Statistical analysis confirmed XGBoost as the preferred algorithm in both multimodal and bimodal protocols, showing statistically significant superiority (P < 0.05) across several key metrics (multimodal recall and F1 score; bimodal AUC-ROC, AUC-PR, and F1 score). In stark contrast, the artificial neural network exhibited high volatility and low precision despite achieving perfect recall in both protocols (all P < 0.001). Statistical comparisons further confirmed the superiority of the multimodal XGBoost over its bimodal counterpart, demonstrating higher AUC-ROC (t = 4.52, P < 0.001) and AUC-PR (t = 3.87, P < 0.001), both with large effect sizes (Cohen’s d > 1.0). The multimodal model also demonstrated significantly greater stability in core discriminative metrics (AUC-ROC, AUC-PR, and recall; all P < 0.05).

CONCLUSION

The XGBoost-driven multimodal model demonstrated superior discriminative power, greater stability, and a balanced precision-recall profile compared with bimodal models and other algorithms. Nevertheless, limitations related to sample size, use of a regionspecific scale, and task-driven data collection mean that further validation in larger, more diverse, and ecologically valid settings is warranted.

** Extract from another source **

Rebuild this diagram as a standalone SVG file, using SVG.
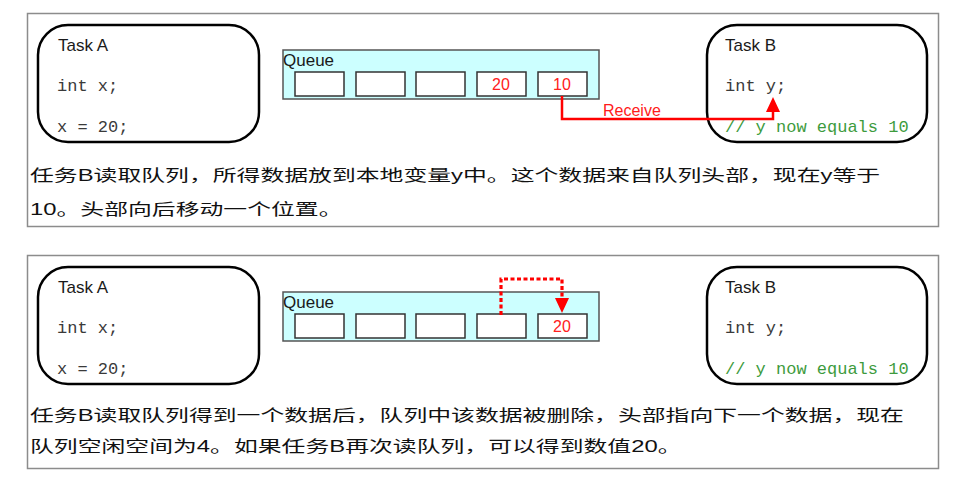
<svg xmlns="http://www.w3.org/2000/svg" width="956" height="486" viewBox="0 0 956 486">
<defs>
<style>
.panel{fill:#fff;stroke:#8c8c8c;stroke-width:1.5}
.task{fill:#fff;stroke:#000;stroke-width:2.5}
.title{font-family:"Liberation Sans",Arial,sans-serif;font-size:17px;fill:#1a1a1a}
.code{font-family:"Liberation Mono","Courier New",monospace;font-size:17px;fill:#3a3a3a}
.cmt{font-family:"Liberation Mono","Courier New",monospace;font-size:17px;fill:#3d9b3d}
.queue{fill:#ccffff;stroke:#555;stroke-width:1.5}
.cell{fill:#fff;stroke:#333;stroke-width:1.5}
.num{font-family:"Liberation Sans",Arial,sans-serif;font-size:16px;fill:#ff2020;text-anchor:middle}
.red{font-family:"Liberation Sans",Arial,sans-serif;font-size:16px;fill:#ff1a1a}
.cn{font-family:"Liberation Sans","Noto Sans CJK SC",sans-serif;font-size:16px;fill:#111}
.conn{fill:none;stroke:#ff0000;stroke-width:2.5}
.dash{fill:none;stroke:#ff0000;stroke-width:3.2;stroke-dasharray:4 2.5}
</style>
<marker id="ah" markerWidth="14" markerHeight="16" refX="7" refY="15" orient="0" markerUnits="userSpaceOnUse" viewBox="0 0 14 16">
<path d="M0,15 L7,0 L14,15 Z" fill="#ff0000"/>
</marker>
<marker id="ahd" markerWidth="14" markerHeight="16" refX="7" refY="0" orient="0" markerUnits="userSpaceOnUse" viewBox="0 0 14 16">
<path d="M0,0 L7,15 L14,0 Z" fill="#ff0000"/>
</marker>
</defs>
<rect width="956" height="486" fill="#fff"/>

<!-- Panel 1 -->
<g id="panel1">
<rect class="panel" x="27.5" y="13.5" width="911" height="213"/>
</g>
<g id="taskA1">
<rect class="task" x="38" y="25" width="221" height="117" rx="30" ry="30"/>
<text class="title" x="58" y="51">Task A</text>
<text class="code" x="57" y="91">int x;</text>
<text class="code" x="57" y="132">x = 20;</text>
</g>
<g id="queue1">
<rect class="queue" x="283" y="50" width="316" height="49"/>
<text class="title" x="283" y="66">Queue</text>
<rect class="cell" x="295" y="72" width="49" height="24"/>
<rect class="cell" x="356" y="72" width="49" height="24"/>
<rect class="cell" x="416" y="72" width="49" height="24"/>
<rect class="cell" x="477" y="72" width="49" height="24"/>
<rect class="cell" x="538" y="72" width="49" height="24"/>
<text class="num" x="501" y="90">20</text>
<text class="num" x="562" y="90">10</text>
</g>
<g id="taskB1">
<rect class="task" x="707" y="25" width="220" height="117" rx="30" ry="30"/>
<text class="title" x="725" y="51">Task B</text>
<text class="code" x="725" y="91">int y;</text>
<text class="cmt" x="725" y="132">// y now equals 10</text>
</g>
<g id="connectors1">
<path class="conn" d="M562,96 V119 H773 V112" marker-end="url(#ah)"/>
<text class="red" x="603" y="116">Receive</text>
</g>
<g id="caption1">
<text class="cn" transform="translate(30,181) scale(1.49,1)">任务B读取队列，所得数据放到本地变量y中。这个数据来自队列头部，现在y等于</text>
<text class="cn" transform="translate(30,215) scale(1.49,1)">10。头部向后移动一个位置。</text>
</g>

<!-- Panel 2 -->
<g id="panel2">
<rect class="panel" x="27.5" y="255.5" width="911" height="213"/>
</g>
<g id="taskA2">
<rect class="task" x="38" y="267" width="221" height="117" rx="30" ry="30"/>
<text class="title" x="58" y="293">Task A</text>
<text class="code" x="57" y="333">int x;</text>
<text class="code" x="57" y="374">x = 20;</text>
</g>
<g id="queue2">
<rect class="queue" x="283" y="292" width="316" height="49"/>
<text class="title" x="283" y="308">Queue</text>
<rect class="cell" x="295" y="314" width="49" height="24"/>
<rect class="cell" x="356" y="314" width="49" height="24"/>
<rect class="cell" x="416" y="314" width="49" height="24"/>
<rect class="cell" x="477" y="314" width="49" height="24"/>
<rect class="cell" x="538" y="314" width="49" height="24"/>
<text class="num" x="562" y="332">20</text>
</g>
<g id="taskB2">
<rect class="task" x="707" y="267" width="220" height="117" rx="30" ry="30"/>
<text class="title" x="725" y="293">Task B</text>
<text class="code" x="725" y="333">int y;</text>
<text class="cmt" x="725" y="374">// y now equals 10</text>
</g>
<g id="connectors2">
<path class="dash" d="M501,315 V279 H562 V298" marker-end="url(#ahd)"/>
</g>
<g id="caption2">
<text class="cn" transform="translate(30,421) scale(1.49,1)">任务B读取队列得到一个数据后，队列中该数据被删除，头部指向下一个数据，现在</text>
<text class="cn" transform="translate(30,452) scale(1.49,1)">队列空闲空间为4。如果任务B再次读队列，可以得到数值20。</text>
</g>
</svg>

Keywords: Adolescent depression; Multimodal detection; Facial expression; Vocal prosody; Machine learning; Extreme gradient boosting

Core Tip: Current screening for adolescent depression relies heavily on subjective questionnaires. Therefore, we developed a multimodal protocol combining the Chinese Secondary School Students Depression Scale with objective facial and vocal data to improve detection. Our analysis showed that extreme gradient boosting outperformed other machine learning models under multimodal and bimodal settings, achieving superior performance across multiple metrics. Statistical comparisons confirmed that the multimodal extreme gradient boosting model significantly surpassed its bimodal counterpart, demonstrating the advantage of integrating subjective scales with objective data to enhance the accuracy and robustness of depression screening in Chinese adolescents. Further validation in diverse populations is warranted.